The mistakes to skip
Sizing the array to the chargers’ nameplate. Eight 22kW sockets do not draw 176kW; they average a fraction of it. Size generation to annual energy (building plus vehicles), size the control system to worst-case simultaneity.
Buying proprietary chargers. If the hardware doesn’t speak OCPP, your site belongs to one vendor’s software pricing for fifteen years. Open protocol is a one-line specification that preserves competition forever.
Trenching twice. Duct for the end-state socket count on day one, even if phase one is four sockets. Empty duct costs pounds; reopened tarmac costs thousands.
Treating the DNO as an afterthought. The combined application is genuinely easier — a flattened, managed demand profile with on-site generation is a friendlier proposition than either project alone — but only if it goes in early, with the design stable.

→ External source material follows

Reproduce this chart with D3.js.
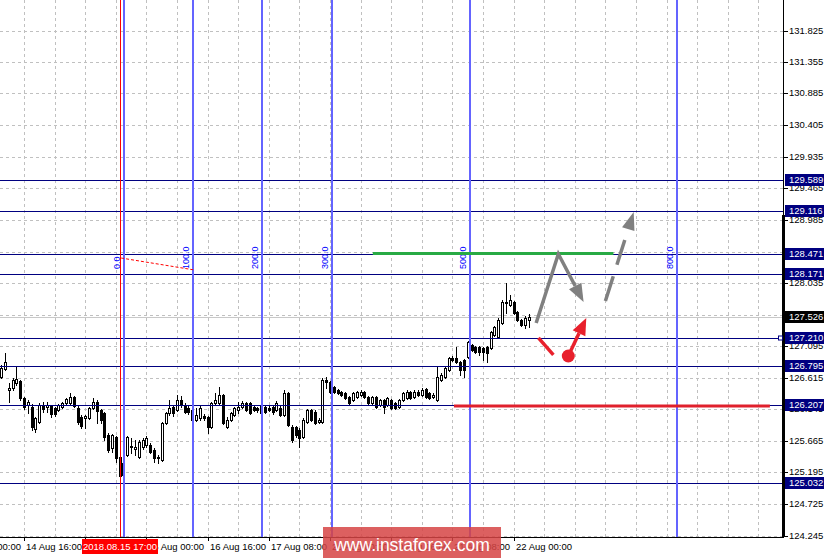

Believing “free fuel from the sun”. Solar shifts the average cost of fleet energy decisively; it does not abolish the grid. Overnight charging, dark Decembers and rapid turnarounds all still draw from the network. The honest pitch — 30–60% solar-powered fleet energy on a daytime-dwell operation — is impressive enough without the fiction.
Where to start
Not with hardware. Start with twelve months of half-hourly meter data, your vehicle schedules and mileages, and the site address. That is enough to model the energy budget, the power budget, the grant position and the cash flow — the document a board can actually approve. The hardware list falls out of the model, and never the other way round.